L’ECBU pratiqué devant l’altération de l’état général de cette femme de 84 ans, vivant en EPHAD et aux antécédents de nombreuses infections urinaires, a révélé la présence d’Escherichia coli BLSE. Elle est hospitalisée et traitée par un carbapénème. Un mois après sa sortie, le même germe est retrouvé mais l’état général s’étant amélioré, il est décidé de ne pas la traiter à nouveau.

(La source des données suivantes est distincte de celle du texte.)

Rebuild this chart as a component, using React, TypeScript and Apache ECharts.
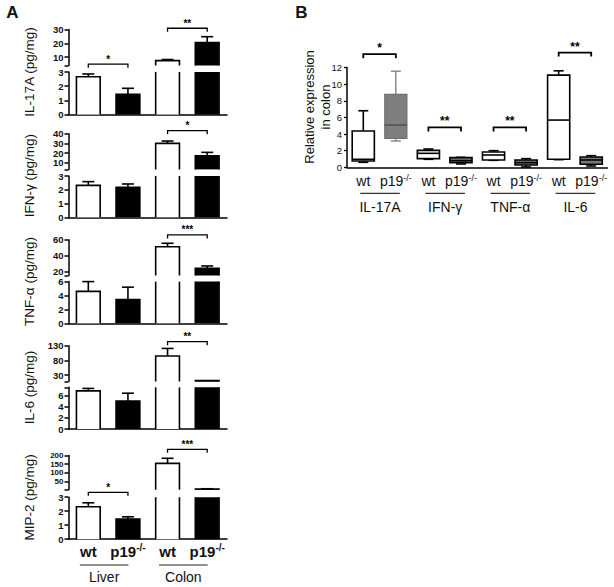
import { useEffect, useRef } from 'react';
import * as echarts from 'echarts';

const FONT = 'Arial, "Liberation Sans", Helvetica, sans-serif';

// ---------- Panel A data ----------
const categoriesA = ['wt', 'p19-/-', 'wt', 'p19-/-'];
const tissueGroups = ['Liver', 'Colon'];
const yTitlesA = ['IL-17A (pg/mg)', 'IFN-γ (pg/mg)', 'TNF-α (pg/mg)', 'IL-6 (pg/mg)', 'MIP-2 (pg/mg)'];

const il17aMean = [2.67, 1.43, 7.5, 20.5];
const il17aSem = [0.19, 0.42, 0.8, 4.3];
const ifngMean = [2.32, 2.18, 30.1, 17.2];
const ifngSem = [0.27, 0.24, 2.4, 3.5];
const tnfaMean = [4.6, 3.4, 51.2, 24.0];
const tnfaSem = [1.4, 1.8, 4.3, 3.0];
const il6Mean = [6.85, 5.04, 95, 11];
const il6Sem = [0.45, 1.4, 26, 0];
const mip2Mean = [2.32, 1.44, 155, 8];
const mip2Sem = [0.28, 0.16, 29, 1];

const meansA = [il17aMean, ifngMean, tnfaMean, il6Mean, mip2Mean];
const semsA = [il17aSem, ifngSem, tnfaSem, il6Sem, mip2Sem];
const barFills = ['#ffffff', '#000000', '#ffffff', '#000000'];

// broken y axes (lower segment 0..lowerMax, upper segment upperMin..upperMax)
const lowerMax = [3, 3, 6, 7.5, 3];
const upperMin = [4, 3, 15, 7.5, 3];
const upperMax = [30, 40, 60, 130, 200];
const lowerTickLabels = [[0, 1, 2, 3], [0, 1, 2, 3], [0, 2, 4, 6], [0, 2, 4, 6], [0, 1, 2, 3]];
const upperTickLabels = [[10, 20, 30], [10, 20, 30, 40], [20, 40, 60], [30, 80, 130], [50, 100, 150, 200]];

// significance brackets in panel A
const sigPanel = [0, 0, 1, 2, 3, 4, 4];
const sigUpper = [false, true, true, true, true, false, true];
const sigFrom = [0, 2, 2, 2, 2, 0, 2];
const sigTo = [1, 3, 3, 3, 3, 1, 3];
const sigHeight = [3.55, 30.9, 43.2, 66, 144, 3.35, 235.6];
const sigStars = ['*', '**', '*', '***', '**', '*', '***'];

// ---------- Panel B data ----------
const categoriesB = ['wt', 'p19-/-', 'wt', 'p19-/-', 'wt', 'p19-/-', 'wt', 'p19-/-'];
const genesB = ['IL-17A', 'IFN-γ', 'TNF-α', 'IL-6'];
const boxMin = [0.6, 3.16, 0.96, 0.4, 0.84, 0.04, 0.92, 0.16];
const boxQ1 = [0.76, 3.48, 1.04, 0.56, 0.88, 0.28, 0.96, 0.36];
const boxMedian = [0.96, 5.08, 1.68, 0.8, 1.48, 0.56, 5.68, 0.88];
const boxQ3 = [4.36, 8.76, 2.04, 1.16, 1.84, 0.88, 11.08, 1.24];
const boxMax = [6.8, 11.56, 2.2, 1.2, 2.0, 1.04, 11.6, 1.4];
const boxFill = ['#ffffff', '#7f7f7f', '#ffffff', '#7a7a7a', '#ffffff', '#7a7a7a', '#ffffff', '#7a7a7a'];
const boxStroke = ['#000', '#707070', '#000', '#000', '#000', '#000', '#000', '#000'];
const sigBFrom = [0, 2, 4, 6];
const sigBTo = [1, 3, 5, 7];
const sigBHeight = [13.6, 4.8, 4.8, 13.8];
const sigBStars = ['*', '**', '**', '**'];

// ---------- layout ----------
const A_LEFT = 68.5;
const A_WIDTH = 158.5;
const segUpperTop = [29.5, 133.8, 239.7, 345.8, 455.5];
const segUpperBottom = [65.5, 169.4, 275.5, 381.6, 489.8];
const segLowerTop = [72, 176, 281.6, 387.3, 497.2];
const segLowerBottom = [114.5, 217.3, 323.3, 429, 539.2];
const B_LEFT = 347;
const B_WIDTH = 260.5;
const B_TOP = 67.5;
const B_BOTTOM = 167.3;

const supFormatter = (v: string) =>
  v.endsWith('-/-') ? `{m|${v.slice(0, -3)}}{s|-/-}` : `{m|${v}}`;

function makeBarRender(p: number, upper: boolean) {
  return (_params: any, api: any) => {
    const ci = api.value(0) as number;
    const v = api.value(1) as number;
    const sem = api.value(2) as number;
    const lo = upper ? upperMin[p] : 0;
    const hi = upper ? upperMax[p] : lowerMax[p];
    if (v <= lo) return null;
    const band = api.size([1, 0])[0];
    const w = band * 0.6;
    const cx = api.coord([ci, lo])[0];
    const yb = api.coord([ci, lo])[1];
    const openTop = v > hi;
    const yt = api.coord([ci, Math.min(v, hi)])[1];
    const x0 = cx - w / 2;
    const x1 = cx + w / 2;
    const st = { stroke: '#000', lineWidth: 1.6, fill: null };
    const children: any[] = [
      { type: 'rect', shape: { x: x0, y: yt, width: w, height: yb - yt }, style: { fill: barFills[ci], stroke: null } },
    ];
    if (openTop) {
      children.push({ type: 'line', shape: { x1: x0, y1: yb, x2: x0, y2: yt }, style: st });
      children.push({ type: 'line', shape: { x1: x1, y1: yb, x2: x1, y2: yt }, style: st });
    } else {
      children.push({ type: 'polyline', shape: { points: [[x0, yb], [x0, yt], [x1, yt], [x1, yb]] }, style: st });
      if (sem > 0) {
        const ye = api.coord([ci, Math.min(v + sem, hi)])[1];
        children.push({ type: 'line', shape: { x1: cx, y1: yt, x2: cx, y2: ye }, style: st });
        children.push({ type: 'line', shape: { x1: cx - 6, y1: ye, x2: cx + 6, y2: ye }, style: st });
      }
    }
    return { type: 'group', children };
  };
}

function makeBracketRender(stars: string[], tick: number, lw: number, fontSize: number, gap: number) {
  return (params: any, api: any) => {
    const a = api.coord([api.value(0), api.value(2)]);
    const b = api.coord([api.value(1), api.value(2)]);
    return {
      type: 'group',
      children: [
        {
          type: 'polyline',
          shape: { points: [[a[0], a[1] + tick], [a[0], a[1]], [b[0], b[1]], [b[0], b[1] + tick]] },
          style: { stroke: '#000', lineWidth: lw, fill: null },
        },
        {
          type: 'text',
          style: {
            text: stars[params.dataIndex], x: (a[0] + b[0]) / 2, y: a[1] - gap,
            align: 'center', verticalAlign: 'middle', fontSize, fontWeight: 'bold', fontFamily: FONT, fill: '#000',
          },
        },
      ],
    };
  };
}

function boxRender(_params: any, api: any) {
  const ci = api.value(0) as number;
  const mn = api.value(1), q1 = api.value(2), md = api.value(3), q3 = api.value(4), mx = api.value(5);
  const band = api.size([1, 0])[0];
  const w = band * 0.68;
  const cap = 10;
  const cx = api.coord([ci, 0])[0];
  const y = (v: number) => api.coord([ci, v])[1];
  const stroke = boxStroke[ci];
  const lw = ci === 1 ? 1.2 : 1.6;
  const st = { stroke, lineWidth: lw, fill: null };
  return {
    type: 'group',
    children: [
      { type: 'line', shape: { x1: cx, y1: y(q3), x2: cx, y2: y(mx) }, style: st },
      { type: 'line', shape: { x1: cx, y1: y(q1), x2: cx, y2: y(mn) }, style: st },
      { type: 'line', shape: { x1: cx - cap / 2, y1: y(mx), x2: cx + cap / 2, y2: y(mx) }, style: st },
      { type: 'line', shape: { x1: cx - cap / 2, y1: y(mn), x2: cx + cap / 2, y2: y(mn) }, style: st },
      { type: 'rect', shape: { x: cx - w / 2, y: y(q3), width: w, height: y(q1) - y(q3) }, style: { fill: boxFill[ci], stroke, lineWidth: lw } },
      { type: 'line', shape: { x1: cx - w / 2, y1: y(md), x2: cx + w / 2, y2: y(md) }, style: { stroke: ci === 1 ? '#444' : '#000', lineWidth: lw } },
    ],
  };
}

function buildOption() {
  const grids: any[] = [];
  const xAxes: any[] = [];
  const yAxes: any[] = [];
  const series: any[] = [];
  const axisLine = { show: true, lineStyle: { color: '#000', width: 1.5 } };
  const richA = {
    m: { fontSize: 15, fontWeight: 'bold', fontFamily: FONT, color: '#111', lineHeight: 18 },
    s: { fontSize: 10, fontWeight: 'bold', fontFamily: FONT, color: '#111', verticalAlign: 'top', lineHeight: 8 },
  };
  const richB = {
    m: { fontSize: 14, fontFamily: FONT, color: '#111', lineHeight: 16 },
    s: { fontSize: 9, fontFamily: FONT, color: '#111', verticalAlign: 'top', lineHeight: 6 },
  };

  for (let p = 0; p < 5; p++) {
    for (const upper of [false, true]) {
      const g = grids.length;
      const top = upper ? segUpperTop[p] : segLowerTop[p];
      const bottom = upper ? segUpperBottom[p] : segLowerBottom[p];
      grids.push({ left: A_LEFT, top, width: A_WIDTH, height: bottom - top, containLabel: false, outerBoundsMode: 'none' });
      xAxes.push({
        gridIndex: g, type: 'category', data: categoriesA, show: !upper,
        axisLine, axisTick: { show: false },
        axisLabel: { show: !upper && p === 4, interval: 0, margin: 3, formatter: supFormatter, rich: richA },
        splitLine: { show: false },
      });
      const min = upper ? upperMin[p] : 0;
      const max = upper ? upperMax[p] : lowerMax[p];
      const labels = upper ? upperTickLabels[p] : lowerTickLabels[p];
      const ticks = upper ? [min, ...labels] : (labels.includes(max) ? labels : [...labels, max]);
      const spacing = (bottom - top) / (max - min) * (labels[1] - labels[0]);
      const fs = spacing < 9 ? 8 : 9.5;
      const labelStyleA = {
        fontSize: fs, lineHeight: Math.min(9, fs), fontWeight: 'bold', color: '#111', fontFamily: FONT, margin: 5,
        hideOverlap: false, showMinLabel: true, showMaxLabel: true,
      };
      // two label sets on the same axis position so closely spaced labels are all kept
      const setA = labels.filter((_, i) => i % 2 === 0);
      const setB = labels.filter((_, i) => i % 2 === 1);
      const yi = yAxes.length;
      yAxes.push({
        gridIndex: g, type: 'value', min, max, position: 'left', offset: 0,
        axisLine,
        axisTick: { show: true, length: 4, lineStyle: { color: '#000', width: 1.5 }, customValues: ticks },
        axisLabel: { customValues: setA, ...labelStyleA },
        splitLine: { show: false },
      });
      yAxes.push({
        gridIndex: g, type: 'value', min, max, position: 'left', offset: 0,
        axisLine: { show: false }, axisTick: { show: false },
        axisLabel: { customValues: setB, ...labelStyleA },
        splitLine: { show: false },
      });
      series.push({
        type: 'custom', xAxisIndex: g, yAxisIndex: yi, silent: true, z: 2,
        renderItem: makeBarRender(p, upper),
        encode: { x: 0, y: 1 },
        data: meansA[p].map((m, i) => [i, m, semsA[p][i]]),
      });
      const idx = sigPanel.map((_sp, i) => i).filter((i) => sigPanel[i] === p && sigUpper[i] === upper);
      if (idx.length) {
        series.push({
          type: 'custom', xAxisIndex: g, yAxisIndex: yi, silent: true, z: 3,
          renderItem: makeBracketRender(idx.map((i) => sigStars[i]), 3.5, 1.3, 10, 5),
          encode: { x: [0, 1], y: 2 },
          data: idx.map((i) => [sigFrom[i], sigTo[i], sigHeight[i]]),
        });
      }
    }
  }

  // Panel B
  const gB = grids.length;
  const yB = yAxes.length;
  grids.push({ left: B_LEFT, top: B_TOP, width: B_WIDTH, height: B_BOTTOM - B_TOP, containLabel: false, outerBoundsMode: 'none' });
  xAxes.push({
    gridIndex: gB, type: 'category', data: categoriesB,
    axisLine, axisTick: { show: false },
    axisLabel: { interval: 0, margin: 6, formatter: supFormatter, rich: richB },
    splitLine: { show: false },
  });
  yAxes.push({
    gridIndex: gB, type: 'value', min: 0, max: 12, interval: 2, position: 'left',
    axisLine,
    axisTick: { show: true, length: 3, lineStyle: { color: '#000', width: 1.3 } },
    axisLabel: { fontSize: 9.5, color: '#111', fontFamily: FONT, margin: 5, hideOverlap: false },
    splitLine: { show: false },
  });
  series.push({
    type: 'custom', xAxisIndex: gB, yAxisIndex: yB, silent: true, z: 2,
    renderItem: boxRender,
    encode: { x: 0, y: [1, 2, 3, 4, 5] },
    data: categoriesB.map((_, i) => [i, boxMin[i], boxQ1[i], boxMedian[i], boxQ3[i], boxMax[i]]),
  });
  series.push({
    type: 'custom', xAxisIndex: gB, yAxisIndex: yB, silent: true, z: 3,
    renderItem: makeBracketRender(sigBStars, 4, 1.8, 12, 6),
    encode: { x: [0, 1], y: 2 },
    data: sigBFrom.map((f, i) => [f, sigBTo[i], sigBHeight[i]]),
  });

  // annotations
  const graphic: any[] = [];
  const txt = (text: string, x: number, y: number, size: number, bold: boolean, rotation = 0, extra: any = {}) => ({
    type: 'text', x, y, rotation, silent: true,
    style: { text, align: 'center', verticalAlign: 'middle', fontSize: size, fontWeight: bold ? 'bold' : 'normal', fontFamily: FONT, fill: '#111', ...extra },
  });
  graphic.push(txt('A', 12.5, 12.5, 17, true));
  graphic.push(txt('B', 301.5, 12.5, 17, true));
  for (let p = 0; p < 5; p++) {
    graphic.push(txt(yTitlesA[p], 29, (segUpperTop[p] + segLowerBottom[p]) / 2, 13.5, false, Math.PI / 2));
  }
  graphic.push(txt('Relative expression\nin colon', 317, 107, 13, false, Math.PI / 2, { lineHeight: 16 }));

  const bandA = A_WIDTH / categoriesA.length;
  const cA = (i: number) => A_LEFT + bandA * (i + 0.5);
  tissueGroups.forEach((name, gi) => {
    const x0 = cA(gi * 2) - 8.5;
    const x1 = cA(gi * 2 + 1) + 0.5;
    graphic.push({ type: 'line', silent: true, shape: { x1: x0, y1: 565, x2: x1, y2: 565 }, style: { stroke: '#222', lineWidth: 1 } });
    graphic.push(txt(name, (x0 + x1) / 2, 577, 14, false));
  });
  const bandB = B_WIDTH / categoriesB.length;
  const cB = (i: number) => B_LEFT + bandB * (i + 0.5);
  genesB.forEach((name, gi) => {
    const x0 = cB(gi * 2) - 3;
    const x1 = cB(gi * 2 + 1) + 4;
    graphic.push({ type: 'line', silent: true, shape: { x1: x0, y1: 193.3, x2: x1, y2: 193.3 }, style: { stroke: '#333', lineWidth: 1.2 } });
    graphic.push(txt(name, (x0 + x1) / 2, 207, 14, false));
  });

  return {
    animation: false,
    backgroundColor: '#fff',
    grid: grids,
    xAxis: xAxes,
    yAxis: yAxes,
    series,
    graphic,
  };
}

export default function App() {
  const ref = useRef<HTMLDivElement>(null);
  useEffect(() => {
    if (!ref.current) return;
    const chart = echarts.init(ref.current, null, { renderer: 'svg' });
    chart.setOption(buildOption() as any);
    return () => chart.dispose();
  }, []);
  return (
    <div
      ref={ref}
      style={{ position: 'absolute', left: 0, top: 0, width: 614, height: 587, background: '#fff' }}
    />
  );
}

QUE SONT LES GERMES E. COLI BLSE ?
› Les bétalactamases à spectre étendu (BLSE) sont des enzymes bactériennes qui inactivent les bétalactamines à l’exception des céphamycines et des carbapénèmes. Elles constituent le principal mécanisme de résistance aux bétalactamines chez les entérobactéries et notamment Escherichia coli.
› L’émergence d’E. coli BLSE est en passe de devenir une problématique très préoccupante de santé publique. Initialement surtout observées en milieu hospitalier, ces bactéries multirésistantes sont en forte progression en ville; selon le réseau RAISIN, leur prévalence a été multipliée par 10, passant de 0,6 à 6,1 % entre 2006 et 2011. Et la France n’est pas le pays le plus touché, l’incidence des BLSE étant nettement supérieure dans d’autres pays surtout au sud (Grèce, Turquie, Asie, Maghreb…).
Certaines situations augmentent le risque d’être infecté par un E. coli BLSE : hospitalisation prolongée, séjour en soins intensifs, traitement antérieur avec de multiples antibiotiques (ce qui est le cas de cette patiente), voyages dans les pays à forte prévalence.
POURQUOI CES MULTIRESISTANCES APPARAISSENT ?
› La multirésistance aux antibiotiques est un phénomène « naturel » apparaissant à la suite de leur utilisation ; ce sont les antibiotiques eux-mêmes qui provoquent la synthèse de l’enzyme bactérienne qui capture les gênes de résistance et permet leur expression. Cette résistance peut s’exprimer au travers de plusieurs mécanismes : production d’une enzyme modifiant ou détruisant l’antibiotique, modification de la cible de l’antibiotique, imperméabilisation de la membrane de la bactérie… Plus préoccupant encore, ce phénomène de résistance acquise entraine l’apparition subite d’une résistance à un ou plusieurs antibiotiques auxquels la bactérie était auparavant sensible, ce qui restreint considérablement les possibilités thérapeutiques.
› La dissémination des BLSE a été favorisée par l’utilisation massive de céphalosporines : la résistance d’E. coli aux céphalosporines de troisième génération a été multipliée par plus de 9 depuis 2002 (8 % actuellement) et 18 % sont devenues résistantes aux quinolones contre 8 % en 2002.
FAUT-IL TOUJOURS HOSPITALISER ?
Ces souches E. coli BLSE ne sont pas plus virulentes que d’autres et entraînent des infections urinaires classiques. Tout le problème réside dans la difficulté de leur traitement.
› Il est indispensable d’hospitaliser systématiquement tout patient ayant une infection urinaire compliquée, comme cela a été fait pour cette femme mais ce n’est pas justifié pour les IU simples.
Dans l’EPHAD de cette patiente, les précautions d’isolement standard doivent être respectées.
L’ANTIBIOTHERAPIE OPTIMALE
› Il convient de lire attentivement l’antibiogramme de cette patiente, et ce ne sera qu’en l’absence d’autre choix, qu’un carbapénème sera prescrit. A chaque fois que possible, il est recommandé d’utiliser une alternative thérapeutique. Les carbapénèmes, antibiotiques réservés à l’usage hospitalier, dont le spectre est le plus large de toutes les bétalactamases, doivent être utilisés en dernier recours et réservés aux infections sévères du fait du haut risque de développement de carbapénemases, résistances pouvant à terme conduire à une impasse thérapeutique totale. Il n’y a pas de relève actuellement en antibiothérapie (16 nouveaux antibiotiques ont été mis sur le marché entre 1983 et 1987 et seulement 2 entre 2008 et 2012).